### What is being asked:
Give the material once more, word for word, without any images.

### Given data:
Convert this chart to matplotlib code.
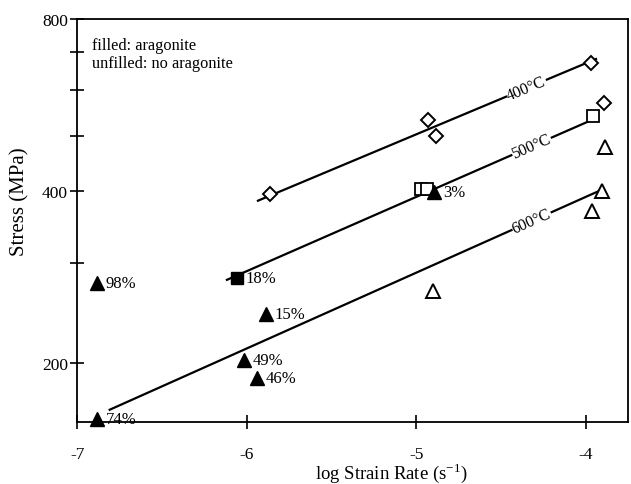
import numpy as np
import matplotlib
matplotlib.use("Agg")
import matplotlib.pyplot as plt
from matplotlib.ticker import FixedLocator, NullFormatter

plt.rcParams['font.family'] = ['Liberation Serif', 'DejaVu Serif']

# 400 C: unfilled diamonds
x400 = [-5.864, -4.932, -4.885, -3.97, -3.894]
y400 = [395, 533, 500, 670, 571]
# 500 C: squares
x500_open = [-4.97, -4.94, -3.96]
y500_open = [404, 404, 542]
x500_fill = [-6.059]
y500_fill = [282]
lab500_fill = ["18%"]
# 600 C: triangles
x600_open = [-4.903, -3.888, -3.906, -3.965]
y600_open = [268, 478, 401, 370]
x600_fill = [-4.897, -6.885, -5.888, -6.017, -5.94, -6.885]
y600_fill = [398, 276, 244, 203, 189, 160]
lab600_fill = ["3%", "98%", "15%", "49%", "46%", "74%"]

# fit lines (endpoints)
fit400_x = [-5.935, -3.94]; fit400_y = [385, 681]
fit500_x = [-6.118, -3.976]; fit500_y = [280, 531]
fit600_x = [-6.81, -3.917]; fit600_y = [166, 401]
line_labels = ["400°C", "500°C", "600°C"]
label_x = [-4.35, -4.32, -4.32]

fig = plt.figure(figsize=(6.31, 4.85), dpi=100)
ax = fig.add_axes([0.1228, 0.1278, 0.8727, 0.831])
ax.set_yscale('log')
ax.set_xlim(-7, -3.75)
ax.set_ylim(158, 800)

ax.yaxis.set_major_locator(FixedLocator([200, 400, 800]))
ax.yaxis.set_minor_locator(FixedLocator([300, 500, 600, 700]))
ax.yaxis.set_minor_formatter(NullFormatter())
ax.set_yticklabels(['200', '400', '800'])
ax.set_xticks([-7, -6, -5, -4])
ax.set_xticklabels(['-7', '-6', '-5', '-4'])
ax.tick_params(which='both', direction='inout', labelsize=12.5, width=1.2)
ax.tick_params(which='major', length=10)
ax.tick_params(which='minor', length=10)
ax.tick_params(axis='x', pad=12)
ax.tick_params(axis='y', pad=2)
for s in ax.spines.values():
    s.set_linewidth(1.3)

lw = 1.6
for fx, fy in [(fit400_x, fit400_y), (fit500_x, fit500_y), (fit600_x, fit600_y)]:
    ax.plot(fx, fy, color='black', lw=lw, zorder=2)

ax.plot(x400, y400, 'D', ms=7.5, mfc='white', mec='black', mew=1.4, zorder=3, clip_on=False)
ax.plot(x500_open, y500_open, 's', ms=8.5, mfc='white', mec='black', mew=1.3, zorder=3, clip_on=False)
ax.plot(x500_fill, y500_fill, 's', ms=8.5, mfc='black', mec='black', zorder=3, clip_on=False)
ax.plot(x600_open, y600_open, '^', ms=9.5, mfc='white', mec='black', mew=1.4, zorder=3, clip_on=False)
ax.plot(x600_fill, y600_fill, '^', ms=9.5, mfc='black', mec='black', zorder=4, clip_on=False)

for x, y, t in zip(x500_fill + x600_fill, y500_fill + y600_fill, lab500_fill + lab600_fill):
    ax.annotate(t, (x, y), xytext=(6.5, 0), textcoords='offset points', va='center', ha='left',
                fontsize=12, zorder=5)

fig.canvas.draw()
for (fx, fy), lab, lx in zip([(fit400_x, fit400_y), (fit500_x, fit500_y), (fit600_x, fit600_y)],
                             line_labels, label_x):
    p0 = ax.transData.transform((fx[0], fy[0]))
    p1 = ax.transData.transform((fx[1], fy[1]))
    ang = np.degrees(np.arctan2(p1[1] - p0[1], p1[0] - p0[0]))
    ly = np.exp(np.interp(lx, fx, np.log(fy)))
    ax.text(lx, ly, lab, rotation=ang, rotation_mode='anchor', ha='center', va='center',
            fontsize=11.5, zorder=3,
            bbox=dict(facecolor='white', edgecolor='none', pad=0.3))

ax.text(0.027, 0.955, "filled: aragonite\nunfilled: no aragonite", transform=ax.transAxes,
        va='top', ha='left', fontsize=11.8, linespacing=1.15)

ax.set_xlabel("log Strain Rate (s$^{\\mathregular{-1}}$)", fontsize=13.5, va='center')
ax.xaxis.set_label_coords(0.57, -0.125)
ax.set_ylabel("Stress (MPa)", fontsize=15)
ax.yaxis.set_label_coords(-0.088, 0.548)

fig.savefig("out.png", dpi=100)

### Completed exercise:
Convert this chart to matplotlib code.
import numpy as np
import matplotlib
matplotlib.use("Agg")
import matplotlib.pyplot as plt
from matplotlib.ticker import FixedLocator, NullFormatter

plt.rcParams['font.family'] = ['Liberation Serif', 'DejaVu Serif']

# 400 C: unfilled diamonds
x400 = [-5.864, -4.932, -4.885, -3.97, -3.894]
y400 = [395, 533, 500, 670, 571]
# 500 C: squares
x500_open = [-4.97, -4.94, -3.96]
y500_open = [404, 404, 542]
x500_fill = [-6.059]
y500_fill = [282]
lab500_fill = ["18%"]
# 600 C: triangles
x600_open = [-4.903, -3.888, -3.906, -3.965]
y600_open = [268, 478, 401, 370]
x600_fill = [-4.897, -6.885, -5.888, -6.017, -5.94, -6.885]
y600_fill = [398, 276, 244, 203, 189, 160]
lab600_fill = ["3%", "98%", "15%", "49%", "46%", "74%"]

# fit lines (endpoints)
fit400_x = [-5.935, -3.94]; fit400_y = [385, 681]
fit500_x = [-6.118, -3.976]; fit500_y = [280, 531]
fit600_x = [-6.81, -3.917]; fit600_y = [166, 401]
line_labels = ["400°C", "500°C", "600°C"]
label_x = [-4.35, -4.32, -4.32]

fig = plt.figure(figsize=(6.31, 4.85), dpi=100)
ax = fig.add_axes([0.1228, 0.1278, 0.8727, 0.831])
ax.set_yscale('log')
ax.set_xlim(-7, -3.75)
ax.set_ylim(158, 800)

ax.yaxis.set_major_locator(FixedLocator([200, 400, 800]))
ax.yaxis.set_minor_locator(FixedLocator([300, 500, 600, 700]))
ax.yaxis.set_minor_formatter(NullFormatter())
ax.set_yticklabels(['200', '400', '800'])
ax.set_xticks([-7, -6, -5, -4])
ax.set_xticklabels(['-7', '-6', '-5', '-4'])
ax.tick_params(which='both', direction='inout', labelsize=12.5, width=1.2)
ax.tick_params(which='major', length=10)
ax.tick_params(which='minor', length=10)
ax.tick_params(axis='x', pad=12)
ax.tick_params(axis='y', pad=2)
for s in ax.spines.values():
    s.set_linewidth(1.3)

lw = 1.6
for fx, fy in [(fit400_x, fit400_y), (fit500_x, fit500_y), (fit600_x, fit600_y)]:
    ax.plot(fx, fy, color='black', lw=lw, zorder=2)

ax.plot(x400, y400, 'D', ms=7.5, mfc='white', mec='black', mew=1.4, zorder=3, clip_on=False)
ax.plot(x500_open, y500_open, 's', ms=8.5, mfc='white', mec='black', mew=1.3, zorder=3, clip_on=False)
ax.plot(x500_fill, y500_fill, 's', ms=8.5, mfc='black', mec='black', zorder=3, clip_on=False)
ax.plot(x600_open, y600_open, '^', ms=9.5, mfc='white', mec='black', mew=1.4, zorder=3, clip_on=False)
ax.plot(x600_fill, y600_fill, '^', ms=9.5, mfc='black', mec='black', zorder=4, clip_on=False)

for x, y, t in zip(x500_fill + x600_fill, y500_fill + y600_fill, lab500_fill + lab600_fill):
    ax.annotate(t, (x, y), xytext=(6.5, 0), textcoords='offset points', va='center', ha='left',
                fontsize=12, zorder=5)

fig.canvas.draw()
for (fx, fy), lab, lx in zip([(fit400_x, fit400_y), (fit500_x, fit500_y), (fit600_x, fit600_y)],
                             line_labels, label_x):
    p0 = ax.transData.transform((fx[0], fy[0]))
    p1 = ax.transData.transform((fx[1], fy[1]))
    ang = np.degrees(np.arctan2(p1[1] - p0[1], p1[0] - p0[0]))
    ly = np.exp(np.interp(lx, fx, np.log(fy)))
    ax.text(lx, ly, lab, rotation=ang, rotation_mode='anchor', ha='center', va='center',
            fontsize=11.5, zorder=3,
            bbox=dict(facecolor='white', edgecolor='none', pad=0.3))

ax.text(0.027, 0.955, "filled: aragonite\nunfilled: no aragonite", transform=ax.transAxes,
        va='top', ha='left', fontsize=11.8, linespacing=1.15)

ax.set_xlabel("log Strain Rate (s$^{\\mathregular{-1}}$)", fontsize=13.5, va='center')
ax.xaxis.set_label_coords(0.57, -0.125)
ax.set_ylabel("Stress (MPa)", fontsize=15)
ax.yaxis.set_label_coords(-0.088, 0.548)

fig.savefig("out.png", dpi=100)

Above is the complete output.